B.C: When I went to see The Chemical Brothers no one even started sitting in their seats, it’s the only live music event I’ve been to where the seats weren’t even considered to be used, there was an expectation to dance. Is that the aim? 

AS: We had the same thing happening on the screenings of The Chemical Brothers concert film we made called Don’t Think where everyone in the cinema was up and dancing! But it’s nice when my mum and dad come and see a show that they have somewhere to sit.

 

 

B.C: I also read that someone damaged their hip when watching the film you made called Don’t Think…Any comments? 

AS: True story. At a cinema in LA. Then the police got called because no one would get back in their seats. 

 

 

B.C: Do you ever feel the pressure of the high levels of anticipation and expectation? 

AS: Sometimes but it passes. All you’ve got is the now. Fear lies in the future and resentment in the past, so it works best for me when I just get on with it. You don't have any power over how people are going to react to what you do, so my policy is to always try and be as true and authentic to your creative voice and trust that. If you’re coming from the right place and you’ve got a gift for what you do then it usually works out. I like thinking of being a vessel for creativity rather than it being me. Takes the pressure off and keeps the ego at bay…

 

 

B.C: What’s been the hardest visual to pull off? 

AS: They all have their individual challenges; the rotor ride for EML ritual visuals was tricky. Our entire cast where violently ill and unable to go back in the ride. We ended up in a rapid re-casting session involving the art director’s son, an executive producer and myself.

 

 

B.C: Onto the Electronic exhibition at the Design Museum; how hard was it to scale down from the massive, all-encompassing show visuals (usually viewed in a space of physical freedom) to the confined museum space, where viewers are usually in a more observational headspace? How did you tackle that change of space and pace? 

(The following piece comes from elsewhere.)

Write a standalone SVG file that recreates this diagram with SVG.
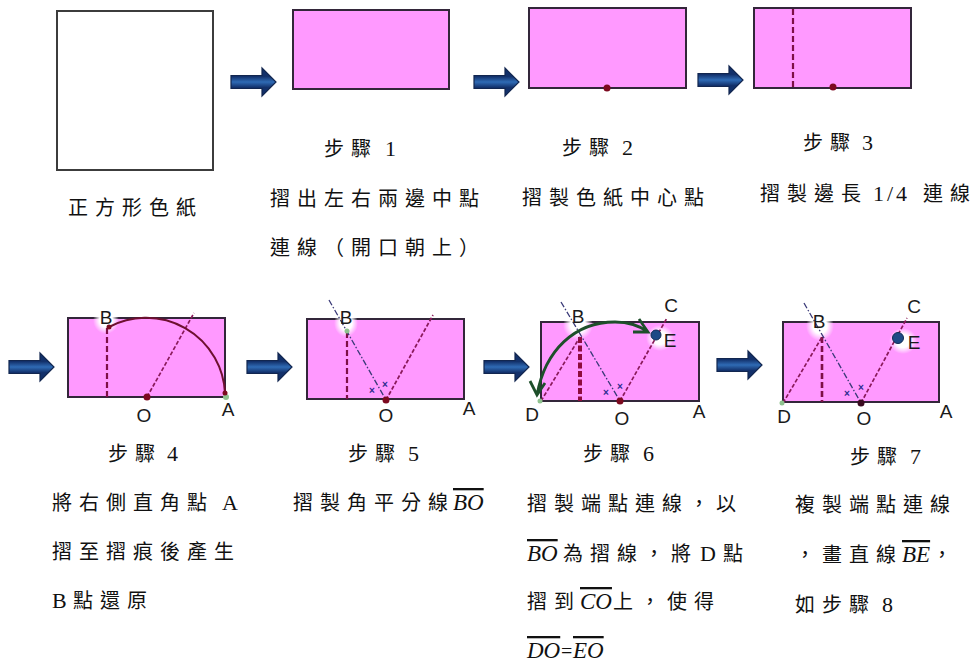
<svg xmlns="http://www.w3.org/2000/svg" width="977" height="664" viewBox="0 0 977 664">
<style>
.paper{fill:#ff99ff;stroke:#33263a;stroke-width:2}
.blank{fill:#fff;stroke:#3c3c3c;stroke-width:2}
.fold{fill:none;stroke:#7e0f46;stroke-width:2.2;stroke-dasharray:6 3}
.thin{fill:none;stroke:#8a1a5a;stroke-width:1.7;stroke-dasharray:4 2}
.bis{fill:none;stroke:#3a3a78;stroke-width:1.3;stroke-dasharray:6 2 1.5 2}
.thick{fill:none;stroke:#8e0c3c;stroke-width:4;stroke-dasharray:6 2.5}
.dot{fill:#7c0a20}
.gdot{fill:#8fc28f}
.ex{font:bold 10px "Liberation Sans",sans-serif;fill:#2c2c90;text-anchor:middle}
.lab{font:19px "Liberation Sans",sans-serif;fill:#1a1a1a;text-anchor:middle}
.t{font-family:"Liberation Serif","Noto Sans CJK TC",serif;font-size:20px;letter-spacing:7px;fill:#111}
.n{font-size:22px;letter-spacing:0}
.m{font-family:"Liberation Serif",serif;font-style:italic;font-size:23px;letter-spacing:0;text-decoration:overline}
.curve{fill:none;stroke:#1d4f2a;stroke-width:2.8}
</style>
<defs>
<linearGradient id="blue" x1="0" y1="0" x2="0" y2="1">
<stop offset="0.3" stop-color="#12306a"/><stop offset="0.5" stop-color="#2f6bb5"/><stop offset="0.7" stop-color="#12306a"/>
</linearGradient>
<radialGradient id="glow"><stop offset="0.5" stop-color="#fff"/><stop offset="1" stop-color="#fff" stop-opacity="0"/></radialGradient>
<path id="ba" d="M0,-6.5H31V-14L45,0L31,14V6.5H0Z" fill="url(#blue)" stroke="#12264f" stroke-width="1.2"/>
</defs>

<g id="connectors">
<use href="#ba" x="231" y="82"/>
<use href="#ba" x="474" y="82"/>
<use href="#ba" x="698" y="80"/>
<use href="#ba" x="9" y="367"/>
<use href="#ba" x="247" y="367"/>
<use href="#ba" x="484" y="367"/>
<use href="#ba" x="717" y="365"/>
</g>

<g id="square">
<rect class="blank" x="57" y="11" width="156" height="159"/>
<text class="t" x="68" y="215">正方形色紙</text>
</g>

<g id="step1">
<rect class="paper" x="293" y="10" width="156" height="79"/>
<text class="t" x="324" y="156">步驟<tspan class="n" x="385">1</tspan></text>
<text class="t" x="270" y="206">摺出左右兩邊中點</text>
<text class="t" x="270" y="255">連線（開口朝上）</text>
</g>

<g id="step2">
<rect class="paper" x="529" y="8" width="157" height="80"/>
<circle class="dot" cx="607" cy="88" r="3.5"/>
<text class="t" x="562" y="155">步驟<tspan class="n" x="622">2</tspan></text>
<text class="t" x="522" y="205">摺製色紙中心點</text>
</g>

<g id="step3">
<rect class="paper" x="754" y="8" width="157" height="80"/>
<line class="fold" x1="793" y1="9" x2="793" y2="88"/>
<circle class="dot" cx="833" cy="87" r="3.5"/>
<text class="t" x="803" y="150">步驟<tspan class="n" x="862">3</tspan></text>
<text class="t" x="760" y="201">摺製邊長<tspan class="n" x="873" style="letter-spacing:3px">1/4</tspan><tspan x="923">連線</tspan></text>
</g>

<g id="step4">
<rect class="paper" x="68" y="318" width="157" height="79"/>
<ellipse cx="106" cy="320" rx="13" ry="14" fill="url(#glow)"/>
<line class="fold" x1="107" y1="328" x2="107" y2="397"/>
<line class="thin" x1="147" y1="397" x2="194" y2="313"/>
<path d="M225,393A79,79 0 0 0 109,327" fill="none" stroke="#6e1030" stroke-width="2"/>
<circle class="gdot" cx="226" cy="397" r="3"/>
<circle class="dot" cx="225" cy="393" r="2.5"/>
<circle class="dot" cx="109" cy="327" r="2.5"/>
<circle class="dot" cx="147" cy="397" r="3.5"/>
<text class="lab" x="106" y="324">B</text>
<text class="lab" x="144" y="422">O</text>
<text class="lab" x="228" y="416">A</text>
<text class="t" x="108" y="461">步驟<tspan class="n" x="167">4</tspan></text>
<text class="t" x="52" y="510">將右側直角點<tspan class="n" x="222">A</tspan></text>
<text class="t" x="52" y="559">摺至摺痕後產生</text>
<text class="t" x="52" y="608"><tspan class="n">B</tspan><tspan x="73">點還原</tspan></text>
</g>

<g id="step5">
<rect class="paper" x="307" y="319" width="157" height="80"/>
<ellipse cx="346" cy="323" rx="12" ry="14" fill="url(#glow)"/>
<line class="fold" x1="347" y1="332" x2="347" y2="399"/>
<line class="thin" x1="386" y1="400" x2="433" y2="315"/>
<line class="bis" x1="329" y1="300" x2="386" y2="400"/>
<text class="ex" x="372" y="394">×</text>
<text class="ex" x="385" y="388">×</text>
<circle class="dot" cx="386" cy="400" r="3.5"/>
<circle class="gdot" cx="347" cy="331" r="2.5"/>
<text class="lab" x="346" y="324">B</text>
<text class="lab" x="386" y="422">O</text>
<text class="lab" x="469" y="415">A</text>
<text class="t" x="348" y="461">步驟<tspan class="n" x="408">5</tspan></text>
<text class="t" x="293" y="510">摺製角平分線<tspan class="m" x="453">BO</tspan></text>
</g>

<g id="step6">
<rect class="paper" x="541" y="322" width="158" height="79"/>
<ellipse cx="578" cy="325" rx="15" ry="15" fill="url(#glow)"/>
<ellipse cx="660" cy="338" rx="14" ry="13" fill="url(#glow)"/>
<line class="thick" x1="580" y1="337" x2="580" y2="401"/>
<line class="thin" x1="541" y1="401" x2="580" y2="337"/>
<line class="thin" x1="620" y1="401" x2="667" y2="318"/>
<line class="bis" x1="561" y1="302" x2="620" y2="401"/>
<text class="ex" x="606" y="396">×</text>
<text class="ex" x="620" y="390">×</text>
<circle class="dot" cx="620" cy="401" r="3.5"/>
<circle class="gdot" cx="540" cy="401" r="2.5"/>
<circle cx="656" cy="335" r="5" fill="#1c4a86" stroke="#0f2a55"/>
<path class="curve" d="M537,395C545,350 575,322 615,322C628,322 640,326 648,332M530,381L537,395L545,383M639,319L648,332L633,332"/>
<text class="lab" x="578" y="323">B</text>
<text class="lab" x="671" y="312">C</text>
<text class="lab" x="670" y="347">E</text>
<text class="lab" x="532" y="421">D</text>
<text class="lab" x="622" y="425">O</text>
<text class="lab" x="699" y="418">A</text>
<text class="t" x="583" y="461">步驟<tspan class="n" x="643">6</tspan></text>
<text class="t" x="527" y="511">摺製端點連線，以</text>
<text class="t" x="527" y="561"><tspan class="m">BO</tspan><tspan x="563">為摺線，將</tspan><tspan class="n" x="700">D</tspan><tspan x="723">點</tspan></text>
<text class="t" x="527" y="609">摺到<tspan class="m" x="580">CO</tspan><tspan x="613">上，使得</tspan></text>
<text class="t" x="527" y="658"><tspan class="m">DO</tspan><tspan x="561" style="letter-spacing:0">=</tspan><tspan class="m" x="573">EO</tspan></text>
</g>

<g id="step7">
<rect class="paper" x="783" y="322" width="156" height="80"/>
<ellipse cx="820" cy="326" rx="14" ry="15" fill="url(#glow)"/>
<ellipse cx="903" cy="341" rx="14" ry="13" fill="url(#glow)"/>
<line class="fold" x1="822" y1="337" x2="822" y2="402" style="stroke-width:2.6"/>
<line class="thin" x1="783" y1="403" x2="822" y2="337"/>
<line class="thin" x1="861" y1="403" x2="907" y2="318"/>
<line class="bis" x1="804" y1="303" x2="861" y2="403"/>
<text class="ex" x="847" y="397">×</text>
<text class="ex" x="861" y="391">×</text>
<circle cx="861" cy="403" r="3.5" fill="#3a0a20"/>
<circle class="gdot" cx="782" cy="403" r="2.5"/>
<circle cx="898" cy="338" r="5.5" fill="#1c4a86" stroke="#0f2a55"/>
<text class="lab" x="819" y="328">B</text>
<text class="lab" x="914" y="313">C</text>
<text class="lab" x="914" y="349">E</text>
<text class="lab" x="784" y="423">D</text>
<text class="lab" x="864" y="425">O</text>
<text class="lab" x="946" y="418">A</text>
<text class="t" x="850" y="464">步驟<tspan class="n" x="910">7</tspan></text>
<text class="t" x="795" y="512">複製端點連線</text>
<text class="t" x="795" y="562">，畫直線<tspan class="m" x="902">BE</tspan><tspan x="932">，</tspan></text>
<text class="t" x="795" y="612">如步驟<tspan class="n" x="882">8</tspan></text>
</g>
</svg>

AS: It was a really interesting creative challenge. Also because we had to imagine it in virtual 3D - we couldn’t set it up and try it. So it was a bit of a gamble but we remembered back to what we used to like when we did smaller clubs ad raves. Marcus's experience with his brilliant light installations and his skills on cinema 4D was invaluable. It was exciting to put the viewer right up close with the visuals, and totally immersed in the lights, and it felt very different to the live show and that was creatively really rewarding.  

 

 

B.C: When I went to the exhibition I could see some attendees desperate to dance, and by the time they had reached the final room they kind of went for it and danced. Was that intentional? 

AS: We had always hoped they would. It’s been so lovely to see.

 

 

B.C: Please can you start a festival?

A.S: I would love to. Oddly I was thinking about that the other day. We are working on a very exciting project called Another World with The Chemical Brothers which is a creative dream come true. Details to follow soon.